**WRITTEN PROBLEM**
What is the number of lines in these entries that include "this"? Write that number and no other text.

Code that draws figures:
-------

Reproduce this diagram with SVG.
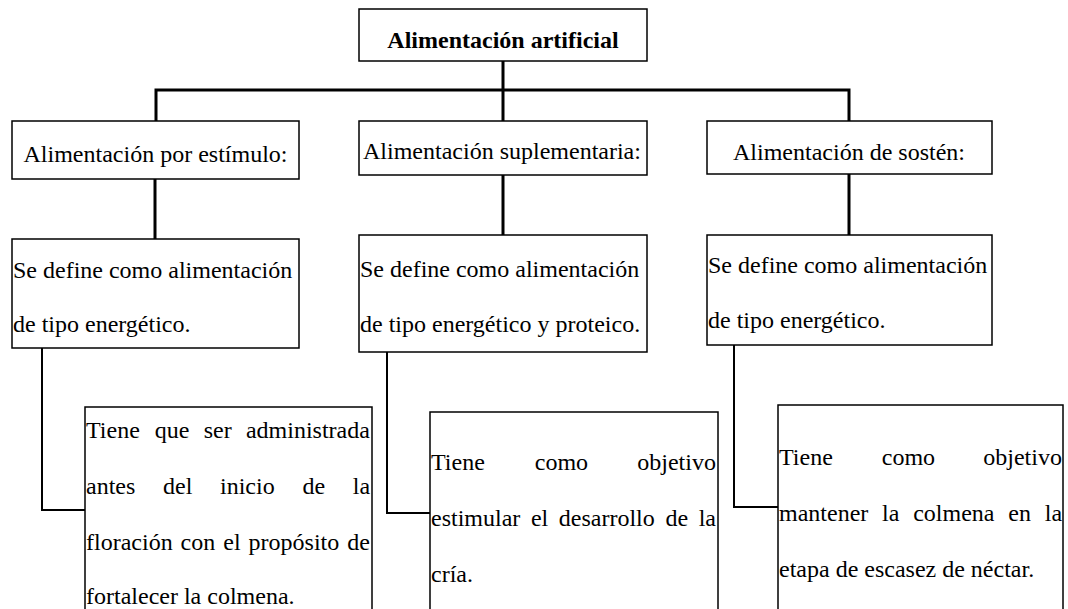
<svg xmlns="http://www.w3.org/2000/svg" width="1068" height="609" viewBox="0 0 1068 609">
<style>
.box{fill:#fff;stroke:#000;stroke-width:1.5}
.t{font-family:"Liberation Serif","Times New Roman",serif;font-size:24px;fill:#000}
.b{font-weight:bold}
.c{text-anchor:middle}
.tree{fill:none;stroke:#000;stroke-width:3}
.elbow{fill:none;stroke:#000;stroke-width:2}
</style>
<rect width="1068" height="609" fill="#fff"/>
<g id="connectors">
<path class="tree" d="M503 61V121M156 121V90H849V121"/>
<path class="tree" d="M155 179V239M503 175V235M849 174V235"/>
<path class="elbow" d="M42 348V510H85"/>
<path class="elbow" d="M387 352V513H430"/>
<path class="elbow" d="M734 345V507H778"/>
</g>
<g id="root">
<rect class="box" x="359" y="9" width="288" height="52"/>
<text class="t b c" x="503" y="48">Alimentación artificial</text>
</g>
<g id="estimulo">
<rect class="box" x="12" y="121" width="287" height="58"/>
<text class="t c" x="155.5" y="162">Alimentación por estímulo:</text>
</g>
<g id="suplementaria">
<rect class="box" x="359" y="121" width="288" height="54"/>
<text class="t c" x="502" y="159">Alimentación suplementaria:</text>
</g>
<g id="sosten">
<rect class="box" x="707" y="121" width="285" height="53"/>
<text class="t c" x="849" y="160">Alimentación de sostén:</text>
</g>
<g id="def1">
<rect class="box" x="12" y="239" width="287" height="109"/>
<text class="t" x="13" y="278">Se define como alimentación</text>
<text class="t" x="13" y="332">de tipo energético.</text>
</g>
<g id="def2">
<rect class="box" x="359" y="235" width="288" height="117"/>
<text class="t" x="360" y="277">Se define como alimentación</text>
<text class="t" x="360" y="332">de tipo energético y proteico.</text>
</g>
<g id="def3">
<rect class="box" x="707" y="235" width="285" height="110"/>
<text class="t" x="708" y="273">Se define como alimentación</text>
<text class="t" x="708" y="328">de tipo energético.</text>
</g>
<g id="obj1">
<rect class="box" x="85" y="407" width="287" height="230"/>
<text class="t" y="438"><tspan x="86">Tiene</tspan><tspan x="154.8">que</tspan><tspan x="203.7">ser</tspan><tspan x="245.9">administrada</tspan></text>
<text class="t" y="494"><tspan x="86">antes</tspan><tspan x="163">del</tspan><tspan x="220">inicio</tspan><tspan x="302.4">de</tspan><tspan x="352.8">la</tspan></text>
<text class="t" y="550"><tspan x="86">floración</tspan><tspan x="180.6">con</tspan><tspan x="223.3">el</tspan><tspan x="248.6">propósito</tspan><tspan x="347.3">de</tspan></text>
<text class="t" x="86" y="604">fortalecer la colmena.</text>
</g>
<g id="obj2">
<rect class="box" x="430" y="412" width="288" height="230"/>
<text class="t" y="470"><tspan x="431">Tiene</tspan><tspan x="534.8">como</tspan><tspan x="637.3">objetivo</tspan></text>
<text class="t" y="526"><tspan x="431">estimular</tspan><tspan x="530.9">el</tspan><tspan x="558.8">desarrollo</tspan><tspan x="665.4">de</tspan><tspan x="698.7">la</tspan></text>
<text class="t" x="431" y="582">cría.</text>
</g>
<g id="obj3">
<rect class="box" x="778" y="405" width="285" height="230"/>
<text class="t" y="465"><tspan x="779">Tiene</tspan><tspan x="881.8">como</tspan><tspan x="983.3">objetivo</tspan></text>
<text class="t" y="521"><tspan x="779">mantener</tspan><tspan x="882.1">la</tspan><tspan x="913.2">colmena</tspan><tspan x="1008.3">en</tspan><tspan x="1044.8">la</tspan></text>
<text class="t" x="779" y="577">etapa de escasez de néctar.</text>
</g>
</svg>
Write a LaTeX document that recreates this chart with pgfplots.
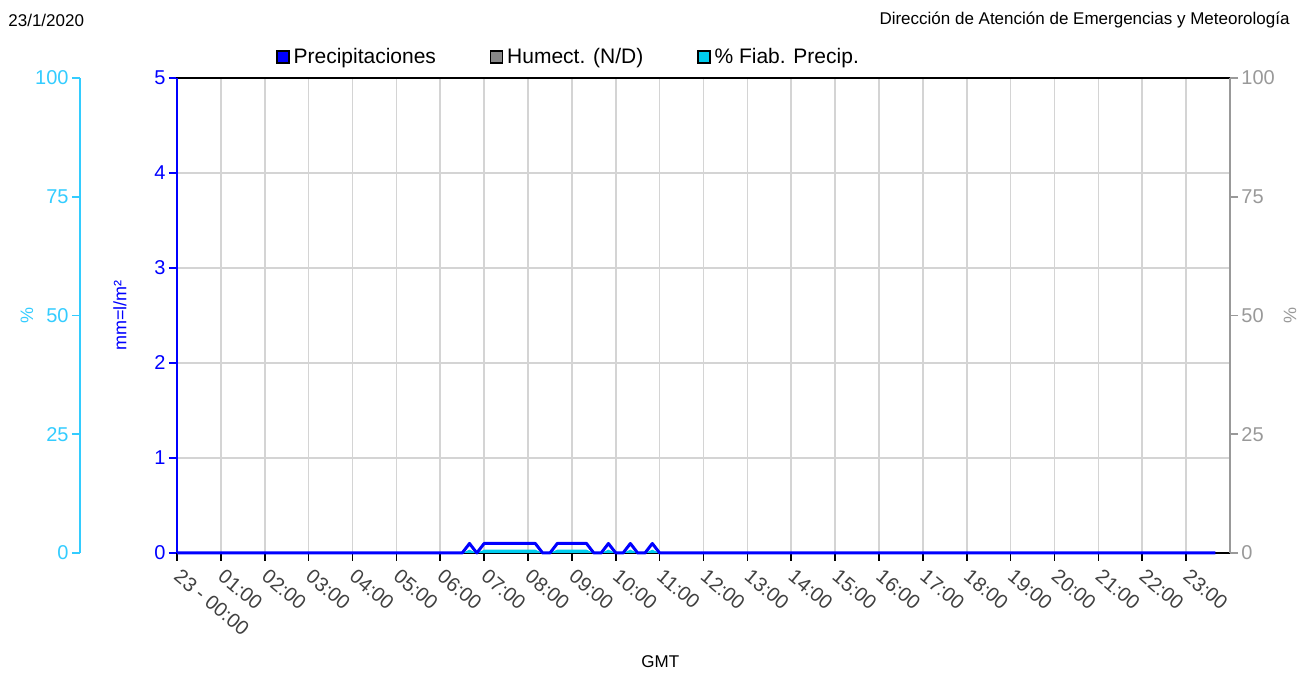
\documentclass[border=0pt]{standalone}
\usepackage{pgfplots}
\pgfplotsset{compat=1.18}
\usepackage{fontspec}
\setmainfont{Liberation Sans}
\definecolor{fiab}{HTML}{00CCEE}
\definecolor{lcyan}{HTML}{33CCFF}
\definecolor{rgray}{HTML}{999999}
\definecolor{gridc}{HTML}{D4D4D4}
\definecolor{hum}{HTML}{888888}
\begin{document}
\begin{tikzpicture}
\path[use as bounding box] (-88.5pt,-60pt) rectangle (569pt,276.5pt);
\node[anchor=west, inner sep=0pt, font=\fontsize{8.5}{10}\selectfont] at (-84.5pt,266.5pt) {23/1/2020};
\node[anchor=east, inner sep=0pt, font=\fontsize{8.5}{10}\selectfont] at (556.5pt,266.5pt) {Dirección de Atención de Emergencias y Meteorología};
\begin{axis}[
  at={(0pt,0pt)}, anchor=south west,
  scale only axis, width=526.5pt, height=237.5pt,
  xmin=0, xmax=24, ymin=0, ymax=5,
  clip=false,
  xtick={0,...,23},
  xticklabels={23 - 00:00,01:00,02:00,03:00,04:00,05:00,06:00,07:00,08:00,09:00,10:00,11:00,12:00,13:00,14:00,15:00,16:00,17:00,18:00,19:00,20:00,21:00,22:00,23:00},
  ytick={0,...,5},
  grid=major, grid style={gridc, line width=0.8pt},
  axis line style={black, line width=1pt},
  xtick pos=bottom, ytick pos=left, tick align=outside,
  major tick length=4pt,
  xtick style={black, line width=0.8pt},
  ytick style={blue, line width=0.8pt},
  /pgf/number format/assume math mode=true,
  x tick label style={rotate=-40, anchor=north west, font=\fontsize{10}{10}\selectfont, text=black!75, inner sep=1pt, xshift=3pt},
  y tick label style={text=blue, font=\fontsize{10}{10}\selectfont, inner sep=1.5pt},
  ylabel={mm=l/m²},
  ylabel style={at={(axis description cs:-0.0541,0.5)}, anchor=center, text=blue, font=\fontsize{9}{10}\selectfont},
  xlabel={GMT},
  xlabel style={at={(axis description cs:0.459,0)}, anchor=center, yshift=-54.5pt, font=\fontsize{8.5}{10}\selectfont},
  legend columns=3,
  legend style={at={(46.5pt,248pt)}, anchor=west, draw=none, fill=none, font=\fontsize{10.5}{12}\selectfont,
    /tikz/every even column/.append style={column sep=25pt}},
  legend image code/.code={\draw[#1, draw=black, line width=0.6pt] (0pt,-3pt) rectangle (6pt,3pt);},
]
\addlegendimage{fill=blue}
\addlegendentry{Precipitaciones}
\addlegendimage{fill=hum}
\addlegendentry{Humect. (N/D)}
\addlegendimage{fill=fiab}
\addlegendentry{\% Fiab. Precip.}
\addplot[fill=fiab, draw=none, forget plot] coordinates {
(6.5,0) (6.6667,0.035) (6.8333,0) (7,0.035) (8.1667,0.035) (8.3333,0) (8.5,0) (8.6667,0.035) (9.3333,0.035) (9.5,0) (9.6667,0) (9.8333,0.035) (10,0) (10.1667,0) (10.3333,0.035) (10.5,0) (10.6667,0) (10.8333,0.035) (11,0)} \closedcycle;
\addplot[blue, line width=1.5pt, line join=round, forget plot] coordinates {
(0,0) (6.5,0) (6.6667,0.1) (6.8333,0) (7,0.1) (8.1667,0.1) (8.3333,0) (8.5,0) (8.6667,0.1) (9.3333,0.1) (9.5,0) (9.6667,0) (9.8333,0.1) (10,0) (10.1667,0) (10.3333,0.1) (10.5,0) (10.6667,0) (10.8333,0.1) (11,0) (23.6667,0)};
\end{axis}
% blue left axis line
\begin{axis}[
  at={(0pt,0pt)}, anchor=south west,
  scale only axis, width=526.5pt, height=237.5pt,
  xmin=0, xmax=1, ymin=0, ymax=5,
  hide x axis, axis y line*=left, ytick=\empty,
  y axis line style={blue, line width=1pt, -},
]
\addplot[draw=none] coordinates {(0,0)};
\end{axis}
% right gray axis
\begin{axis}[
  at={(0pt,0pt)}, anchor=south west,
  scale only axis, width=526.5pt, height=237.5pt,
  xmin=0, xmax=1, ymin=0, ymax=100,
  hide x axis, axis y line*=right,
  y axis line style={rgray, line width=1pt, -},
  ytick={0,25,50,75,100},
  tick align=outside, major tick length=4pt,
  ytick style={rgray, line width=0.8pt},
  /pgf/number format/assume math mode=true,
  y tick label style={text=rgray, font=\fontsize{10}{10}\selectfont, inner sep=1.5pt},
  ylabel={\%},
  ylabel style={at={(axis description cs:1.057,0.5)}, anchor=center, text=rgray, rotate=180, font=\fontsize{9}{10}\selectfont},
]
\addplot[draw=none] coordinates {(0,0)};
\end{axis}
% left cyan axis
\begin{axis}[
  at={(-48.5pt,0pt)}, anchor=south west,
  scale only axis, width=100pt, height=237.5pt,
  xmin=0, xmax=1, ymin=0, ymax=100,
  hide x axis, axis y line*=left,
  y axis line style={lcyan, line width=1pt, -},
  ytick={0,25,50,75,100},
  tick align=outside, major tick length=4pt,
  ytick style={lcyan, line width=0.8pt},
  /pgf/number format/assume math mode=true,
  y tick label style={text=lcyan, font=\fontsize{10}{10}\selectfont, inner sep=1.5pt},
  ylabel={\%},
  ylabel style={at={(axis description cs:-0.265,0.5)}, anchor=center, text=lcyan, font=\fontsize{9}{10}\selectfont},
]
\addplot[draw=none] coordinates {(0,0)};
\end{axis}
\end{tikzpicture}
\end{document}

-------

**RESULT OF THE EXERCISE**
2